### Problem details
Only the lines from the line containing "Clone this chart" through the line containing "import * as" should be reproduced, please, with no pictures.

### Data for this task
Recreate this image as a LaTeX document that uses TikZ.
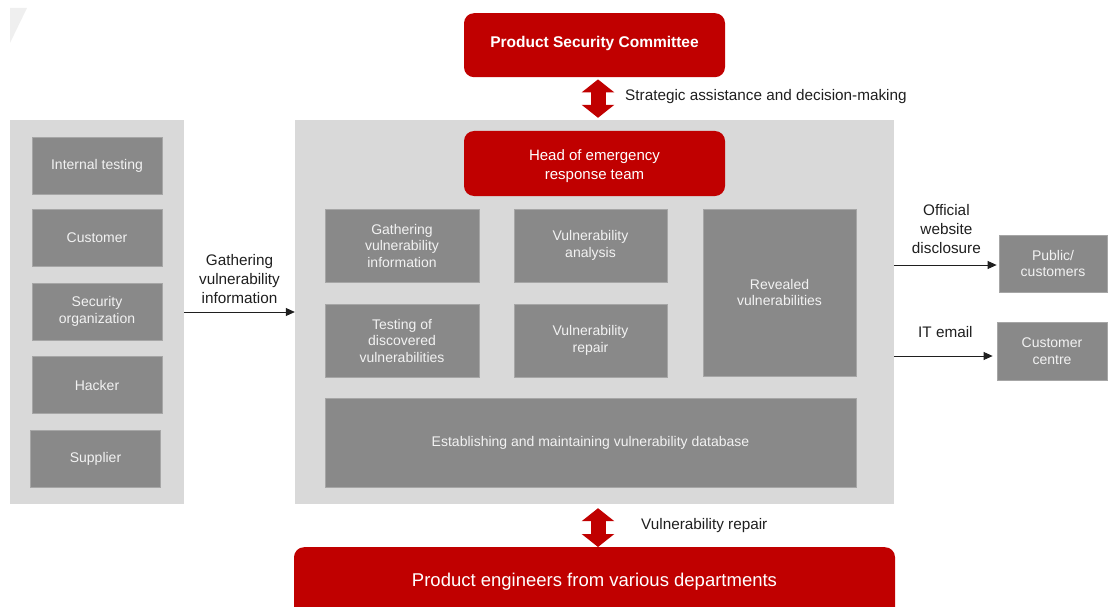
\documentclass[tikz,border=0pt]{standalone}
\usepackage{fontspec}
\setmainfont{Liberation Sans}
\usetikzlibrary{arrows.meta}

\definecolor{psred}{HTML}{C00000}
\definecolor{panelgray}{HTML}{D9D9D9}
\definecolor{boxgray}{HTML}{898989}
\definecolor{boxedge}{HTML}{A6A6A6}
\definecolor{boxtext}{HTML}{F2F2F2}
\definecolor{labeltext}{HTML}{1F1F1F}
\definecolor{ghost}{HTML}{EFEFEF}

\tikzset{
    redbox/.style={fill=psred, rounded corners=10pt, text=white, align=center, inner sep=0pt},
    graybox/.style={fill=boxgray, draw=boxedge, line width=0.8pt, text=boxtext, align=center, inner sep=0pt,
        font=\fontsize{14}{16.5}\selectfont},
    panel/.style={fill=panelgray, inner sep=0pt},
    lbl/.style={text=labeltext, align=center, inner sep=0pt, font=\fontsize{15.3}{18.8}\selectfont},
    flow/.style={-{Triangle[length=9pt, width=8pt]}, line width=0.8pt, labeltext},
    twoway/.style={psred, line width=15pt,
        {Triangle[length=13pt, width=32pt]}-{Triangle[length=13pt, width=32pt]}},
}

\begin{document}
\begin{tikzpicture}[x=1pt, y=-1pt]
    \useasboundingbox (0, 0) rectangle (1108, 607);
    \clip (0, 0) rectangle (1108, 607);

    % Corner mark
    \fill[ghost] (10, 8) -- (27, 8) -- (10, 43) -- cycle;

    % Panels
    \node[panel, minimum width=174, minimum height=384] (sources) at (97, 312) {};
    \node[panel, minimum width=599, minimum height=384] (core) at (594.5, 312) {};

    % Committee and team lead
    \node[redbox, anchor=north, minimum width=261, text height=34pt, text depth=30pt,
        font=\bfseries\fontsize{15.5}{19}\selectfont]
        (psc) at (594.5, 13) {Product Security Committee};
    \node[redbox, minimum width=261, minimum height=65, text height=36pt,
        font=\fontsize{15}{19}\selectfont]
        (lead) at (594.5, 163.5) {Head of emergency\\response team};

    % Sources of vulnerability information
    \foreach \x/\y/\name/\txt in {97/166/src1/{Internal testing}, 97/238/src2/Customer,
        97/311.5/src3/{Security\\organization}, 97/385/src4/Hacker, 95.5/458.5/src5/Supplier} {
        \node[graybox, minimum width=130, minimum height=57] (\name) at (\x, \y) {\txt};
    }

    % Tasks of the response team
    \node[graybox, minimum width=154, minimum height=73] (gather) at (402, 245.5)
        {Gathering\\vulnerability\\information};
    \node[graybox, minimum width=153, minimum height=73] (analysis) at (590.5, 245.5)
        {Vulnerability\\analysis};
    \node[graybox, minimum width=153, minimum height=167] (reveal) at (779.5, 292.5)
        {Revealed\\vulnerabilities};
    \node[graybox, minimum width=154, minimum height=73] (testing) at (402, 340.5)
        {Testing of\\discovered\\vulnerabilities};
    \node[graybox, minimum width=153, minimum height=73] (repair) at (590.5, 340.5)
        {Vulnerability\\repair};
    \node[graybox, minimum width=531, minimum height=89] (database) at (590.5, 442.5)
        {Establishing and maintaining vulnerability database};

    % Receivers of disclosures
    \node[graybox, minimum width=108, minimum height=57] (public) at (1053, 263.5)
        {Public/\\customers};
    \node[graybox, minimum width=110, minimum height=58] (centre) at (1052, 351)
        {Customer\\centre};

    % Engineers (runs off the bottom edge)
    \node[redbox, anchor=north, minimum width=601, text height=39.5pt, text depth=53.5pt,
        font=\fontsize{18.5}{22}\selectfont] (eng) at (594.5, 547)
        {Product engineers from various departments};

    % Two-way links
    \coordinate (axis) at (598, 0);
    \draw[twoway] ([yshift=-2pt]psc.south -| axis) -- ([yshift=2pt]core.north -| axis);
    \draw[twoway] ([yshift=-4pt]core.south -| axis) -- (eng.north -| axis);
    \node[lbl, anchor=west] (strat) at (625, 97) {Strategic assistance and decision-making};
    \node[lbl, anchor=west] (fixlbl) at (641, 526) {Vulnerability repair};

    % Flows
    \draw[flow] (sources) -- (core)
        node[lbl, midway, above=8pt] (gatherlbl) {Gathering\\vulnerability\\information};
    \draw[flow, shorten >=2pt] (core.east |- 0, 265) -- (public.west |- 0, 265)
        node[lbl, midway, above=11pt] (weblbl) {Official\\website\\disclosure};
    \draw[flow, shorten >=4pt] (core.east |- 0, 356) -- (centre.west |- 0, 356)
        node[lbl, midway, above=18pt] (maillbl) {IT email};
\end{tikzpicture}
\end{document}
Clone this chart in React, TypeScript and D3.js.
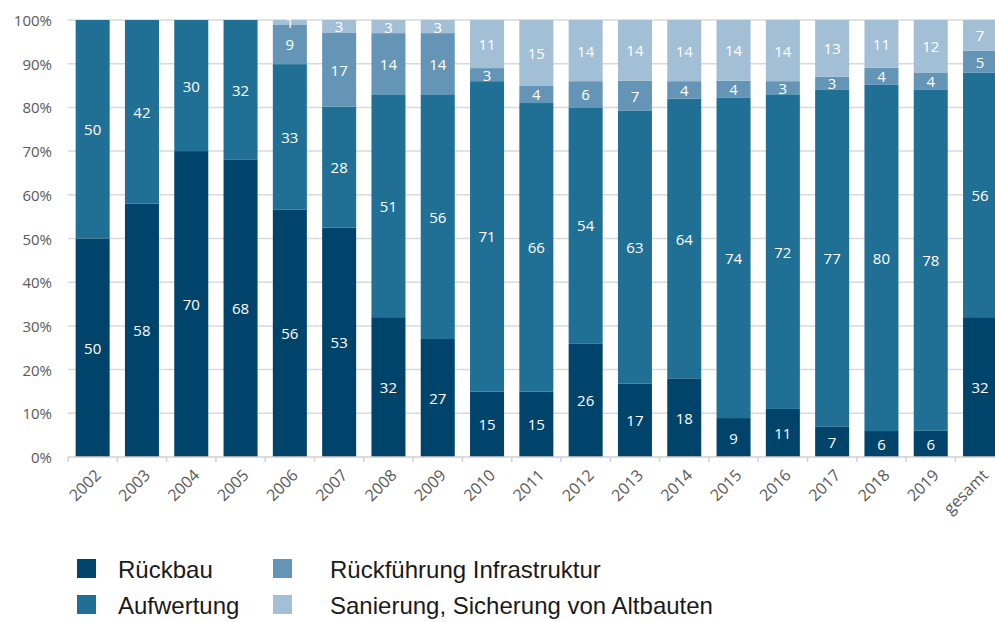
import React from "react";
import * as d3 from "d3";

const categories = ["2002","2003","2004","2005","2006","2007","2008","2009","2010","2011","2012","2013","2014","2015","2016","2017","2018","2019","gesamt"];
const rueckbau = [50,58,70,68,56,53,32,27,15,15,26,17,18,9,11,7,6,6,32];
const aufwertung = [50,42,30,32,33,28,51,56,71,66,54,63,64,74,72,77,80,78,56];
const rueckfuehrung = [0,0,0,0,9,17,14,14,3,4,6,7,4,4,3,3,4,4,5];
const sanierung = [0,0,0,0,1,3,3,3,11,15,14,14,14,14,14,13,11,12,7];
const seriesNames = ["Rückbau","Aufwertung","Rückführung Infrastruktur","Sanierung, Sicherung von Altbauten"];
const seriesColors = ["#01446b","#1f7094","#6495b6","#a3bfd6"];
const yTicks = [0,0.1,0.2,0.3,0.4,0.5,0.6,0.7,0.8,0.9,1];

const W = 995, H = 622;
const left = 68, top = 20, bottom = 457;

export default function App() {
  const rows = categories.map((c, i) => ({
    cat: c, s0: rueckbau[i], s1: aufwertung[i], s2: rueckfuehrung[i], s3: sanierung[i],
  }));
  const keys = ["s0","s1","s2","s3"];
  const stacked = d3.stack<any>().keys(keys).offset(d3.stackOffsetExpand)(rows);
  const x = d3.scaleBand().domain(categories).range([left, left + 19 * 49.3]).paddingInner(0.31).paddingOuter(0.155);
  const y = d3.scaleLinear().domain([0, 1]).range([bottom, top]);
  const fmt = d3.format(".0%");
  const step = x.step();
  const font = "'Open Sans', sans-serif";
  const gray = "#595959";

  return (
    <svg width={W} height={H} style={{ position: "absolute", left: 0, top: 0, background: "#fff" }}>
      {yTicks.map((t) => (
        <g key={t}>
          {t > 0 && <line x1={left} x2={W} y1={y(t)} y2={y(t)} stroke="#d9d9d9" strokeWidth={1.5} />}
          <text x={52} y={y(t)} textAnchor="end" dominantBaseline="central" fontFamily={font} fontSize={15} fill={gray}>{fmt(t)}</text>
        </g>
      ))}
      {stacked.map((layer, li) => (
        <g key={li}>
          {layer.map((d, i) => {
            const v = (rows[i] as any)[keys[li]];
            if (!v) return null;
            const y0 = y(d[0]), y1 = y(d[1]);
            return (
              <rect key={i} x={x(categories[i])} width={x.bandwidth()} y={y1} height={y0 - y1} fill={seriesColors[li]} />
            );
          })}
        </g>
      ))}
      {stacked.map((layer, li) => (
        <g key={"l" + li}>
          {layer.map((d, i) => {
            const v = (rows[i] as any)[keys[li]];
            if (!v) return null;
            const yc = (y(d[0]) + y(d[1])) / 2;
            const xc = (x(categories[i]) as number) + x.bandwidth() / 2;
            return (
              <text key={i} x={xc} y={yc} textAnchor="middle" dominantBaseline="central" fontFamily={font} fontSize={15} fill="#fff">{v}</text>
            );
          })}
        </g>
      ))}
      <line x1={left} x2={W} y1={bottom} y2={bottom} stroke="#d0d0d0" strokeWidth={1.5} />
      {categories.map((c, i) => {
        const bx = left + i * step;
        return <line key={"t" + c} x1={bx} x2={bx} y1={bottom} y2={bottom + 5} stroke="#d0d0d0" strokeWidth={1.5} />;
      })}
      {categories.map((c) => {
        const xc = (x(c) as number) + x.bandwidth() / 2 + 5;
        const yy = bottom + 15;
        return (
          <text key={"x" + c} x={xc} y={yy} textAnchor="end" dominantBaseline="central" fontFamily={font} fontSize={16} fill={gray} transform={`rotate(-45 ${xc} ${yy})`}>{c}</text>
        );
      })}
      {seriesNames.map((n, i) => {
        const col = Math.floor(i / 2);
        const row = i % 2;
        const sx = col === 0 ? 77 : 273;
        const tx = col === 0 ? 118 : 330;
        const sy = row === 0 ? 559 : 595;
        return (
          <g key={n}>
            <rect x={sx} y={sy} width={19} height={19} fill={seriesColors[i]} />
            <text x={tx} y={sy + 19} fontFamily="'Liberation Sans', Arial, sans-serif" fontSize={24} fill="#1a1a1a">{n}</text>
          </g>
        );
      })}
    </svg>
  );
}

### Exercise result
Clone this chart in React, TypeScript and D3.js.
import React from "react";
import * as d3 from "d3";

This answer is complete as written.